- **Supplied data**
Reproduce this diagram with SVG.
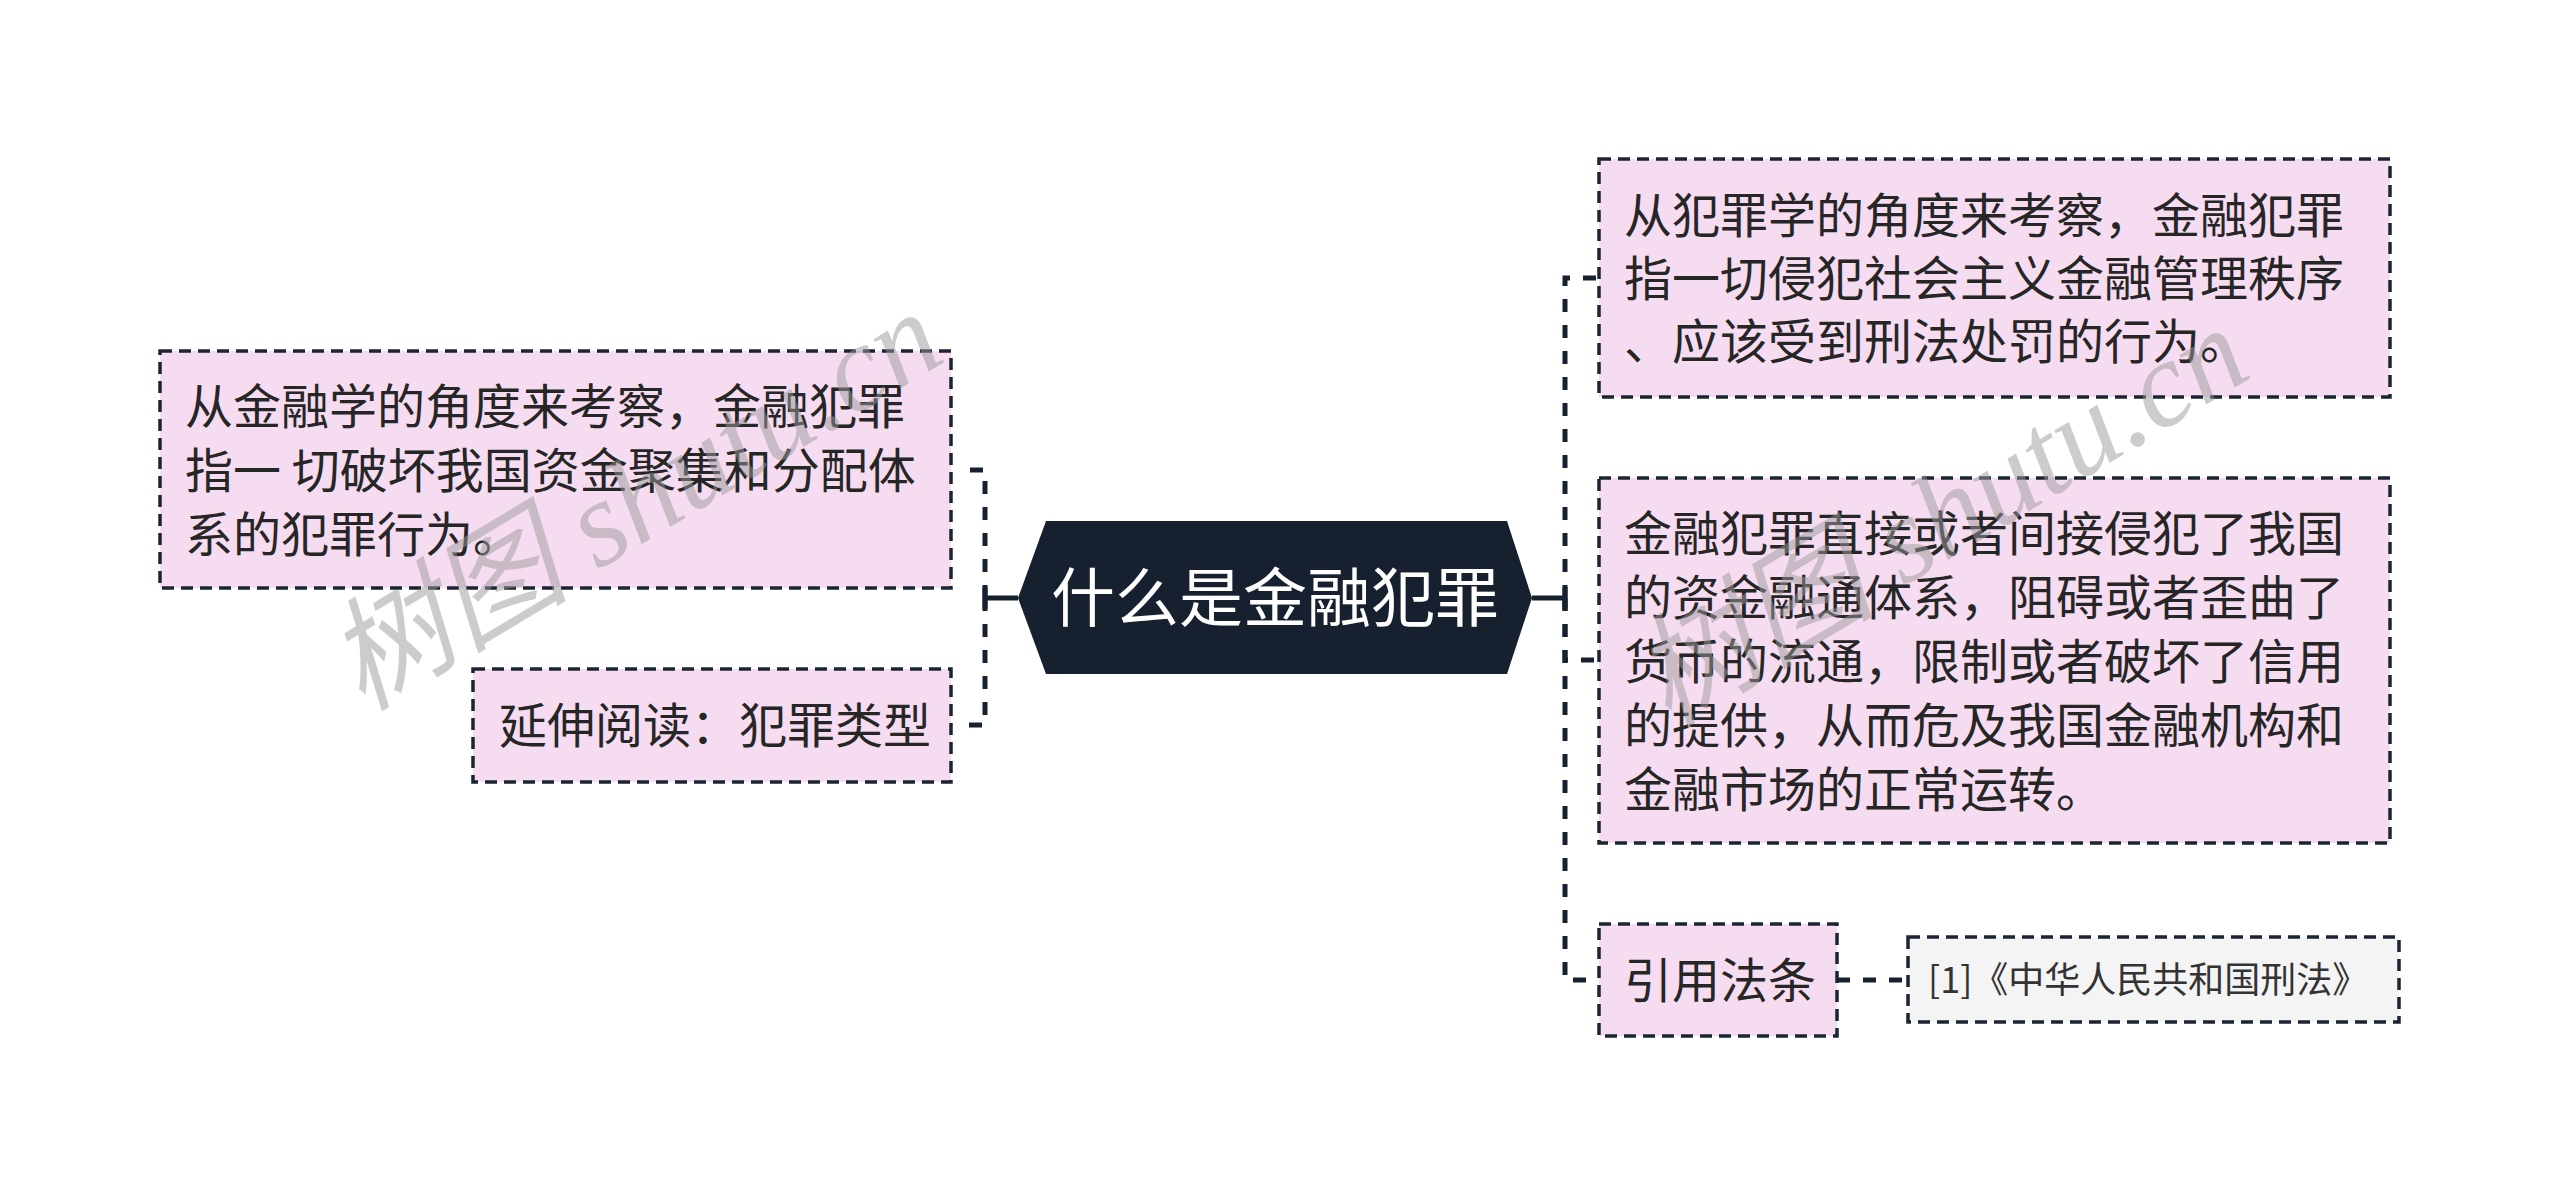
<svg xmlns="http://www.w3.org/2000/svg" width="2560" height="1195" viewBox="0 0 2560 1195">
<style>
.box{fill:#f6dcf0;stroke:#1b2433;stroke-width:3.5;stroke-dasharray:12 7}
.ref{fill:#f4f4f4;stroke:#1b2433;stroke-width:3.5;stroke-dasharray:12 7}
.t{font-family:"Noto Sans CJK SC","Noto Sans",sans-serif;font-size:48px;fill:#262626}
.ts{font-family:"Noto Sans CJK SC","Noto Sans",sans-serif;font-size:36px;fill:#333333}
.title{font-family:"Noto Sans CJK SC","Noto Sans",sans-serif;font-size:64px;fill:#ffffff}
.c{fill:none;stroke:#17202e;stroke-width:5;stroke-dasharray:13 13}
.cs{fill:none;stroke:#17202e;stroke-width:5}
.wm{font-family:"Liberation Serif","Noto Sans CJK SC",serif;font-style:italic;font-size:122px;fill:#9a9a9a;fill-opacity:0.5}
</style>
<rect width="2560" height="1195" fill="#ffffff"/>
<g id="connectors">
<path class="cs" d="M1018,598 H985 M985,587 V609"/>
<path class="c" d="M985,598 V470 H960"/>
<path class="c" d="M985,598 V725 H960"/>
<path class="cs" d="M1532,598 H1565 M1565,587 V609"/>
<path class="c" d="M1565,598 V278 H1599"/>
<path class="c" d="M1565,598 V660 H1599"/>
<path class="c" d="M1565,598 V980 H1599"/>
<path class="c" d="M1837,980 H1908"/>
</g>
<g id="center">
<polygon points="1018,598 1046,521 1507,521 1532,598 1507,674 1046,674" fill="#17202e"/>
<text class="title" x="1275" y="621" text-anchor="middle">什么是金融犯罪</text>
</g>
<g id="left1">
<rect class="box" x="160" y="351" width="791" height="237"/>
<text class="t" x="185" y="424">从金融学的角度来考察，金融犯罪</text>
<text class="t" x="185" y="488">指一 切破坏我国资金聚集和分配体</text>
<text class="t" x="185" y="552">系的犯罪行为。</text>
</g>
<g id="left2">
<rect class="box" x="473" y="669" width="478" height="113"/>
<text class="t" x="499" y="743">延伸阅读：犯罪类型</text>
</g>
<g id="right1">
<rect class="box" x="1599" y="159" width="791" height="238"/>
<text class="t" x="1624" y="233">从犯罪学的角度来考察，金融犯罪</text>
<text class="t" x="1624" y="296">指一切侵犯社会主义金融管理秩序</text>
<text class="t" x="1624" y="359">、应该受到刑法处罚的行为。</text>
</g>
<g id="right2">
<rect class="box" x="1599" y="478" width="791" height="365"/>
<text class="t" x="1624" y="551">金融犯罪直接或者间接侵犯了我国</text>
<text class="t" x="1624" y="615">的资金融通体系，阻碍或者歪曲了</text>
<text class="t" x="1624" y="679">货币的流通，限制或者破坏了信用</text>
<text class="t" x="1624" y="743">的提供，从而危及我国金融机构和</text>
<text class="t" x="1624" y="807">金融市场的正常运转。</text>
</g>
<g id="right3">
<rect class="box" x="1599" y="924" width="238" height="112"/>
<text class="t" x="1624" y="998">引用法条</text>
</g>
<g id="ref1">
<rect class="ref" x="1908" y="937" width="491" height="85"/>
<text class="ts" x="1928" y="993">[1]《中华人民共和国刑法》</text>
</g>
<g id="watermarks">
<text class="wm" transform="translate(362,712) rotate(-31)">树图 shutu.cn</text>
<text class="wm" transform="translate(1668,728) rotate(-31)">树图 shutu.cn</text>
</g>
</svg>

- **What you will do**
Give every line above again exactly, with no pictures.

- **Answer to the problem**
Reproduce this diagram with SVG.
<svg xmlns="http://www.w3.org/2000/svg" width="2560" height="1195" viewBox="0 0 2560 1195">
<style>
.box{fill:#f6dcf0;stroke:#1b2433;stroke-width:3.5;stroke-dasharray:12 7}
.ref{fill:#f4f4f4;stroke:#1b2433;stroke-width:3.5;stroke-dasharray:12 7}
.t{font-family:"Noto Sans CJK SC","Noto Sans",sans-serif;font-size:48px;fill:#262626}
.ts{font-family:"Noto Sans CJK SC","Noto Sans",sans-serif;font-size:36px;fill:#333333}
.title{font-family:"Noto Sans CJK SC","Noto Sans",sans-serif;font-size:64px;fill:#ffffff}
.c{fill:none;stroke:#17202e;stroke-width:5;stroke-dasharray:13 13}
.cs{fill:none;stroke:#17202e;stroke-width:5}
.wm{font-family:"Liberation Serif","Noto Sans CJK SC",serif;font-style:italic;font-size:122px;fill:#9a9a9a;fill-opacity:0.5}
</style>
<rect width="2560" height="1195" fill="#ffffff"/>
<g id="connectors">
<path class="cs" d="M1018,598 H985 M985,587 V609"/>
<path class="c" d="M985,598 V470 H960"/>
<path class="c" d="M985,598 V725 H960"/>
<path class="cs" d="M1532,598 H1565 M1565,587 V609"/>
<path class="c" d="M1565,598 V278 H1599"/>
<path class="c" d="M1565,598 V660 H1599"/>
<path class="c" d="M1565,598 V980 H1599"/>
<path class="c" d="M1837,980 H1908"/>
</g>
<g id="center">
<polygon points="1018,598 1046,521 1507,521 1532,598 1507,674 1046,674" fill="#17202e"/>
<text class="title" x="1275" y="621" text-anchor="middle">什么是金融犯罪</text>
</g>
<g id="left1">
<rect class="box" x="160" y="351" width="791" height="237"/>
<text class="t" x="185" y="424">从金融学的角度来考察，金融犯罪</text>
<text class="t" x="185" y="488">指一 切破坏我国资金聚集和分配体</text>
<text class="t" x="185" y="552">系的犯罪行为。</text>
</g>
<g id="left2">
<rect class="box" x="473" y="669" width="478" height="113"/>
<text class="t" x="499" y="743">延伸阅读：犯罪类型</text>
</g>
<g id="right1">
<rect class="box" x="1599" y="159" width="791" height="238"/>
<text class="t" x="1624" y="233">从犯罪学的角度来考察，金融犯罪</text>
<text class="t" x="1624" y="296">指一切侵犯社会主义金融管理秩序</text>
<text class="t" x="1624" y="359">、应该受到刑法处罚的行为。</text>
</g>
<g id="right2">
<rect class="box" x="1599" y="478" width="791" height="365"/>
<text class="t" x="1624" y="551">金融犯罪直接或者间接侵犯了我国</text>
<text class="t" x="1624" y="615">的资金融通体系，阻碍或者歪曲了</text>
<text class="t" x="1624" y="679">货币的流通，限制或者破坏了信用</text>
<text class="t" x="1624" y="743">的提供，从而危及我国金融机构和</text>
<text class="t" x="1624" y="807">金融市场的正常运转。</text>
</g>
<g id="right3">
<rect class="box" x="1599" y="924" width="238" height="112"/>
<text class="t" x="1624" y="998">引用法条</text>
</g>
<g id="ref1">
<rect class="ref" x="1908" y="937" width="491" height="85"/>
<text class="ts" x="1928" y="993">[1]《中华人民共和国刑法》</text>
</g>
<g id="watermarks">
<text class="wm" transform="translate(362,712) rotate(-31)">树图 shutu.cn</text>
<text class="wm" transform="translate(1668,728) rotate(-31)">树图 shutu.cn</text>
</g>
</svg>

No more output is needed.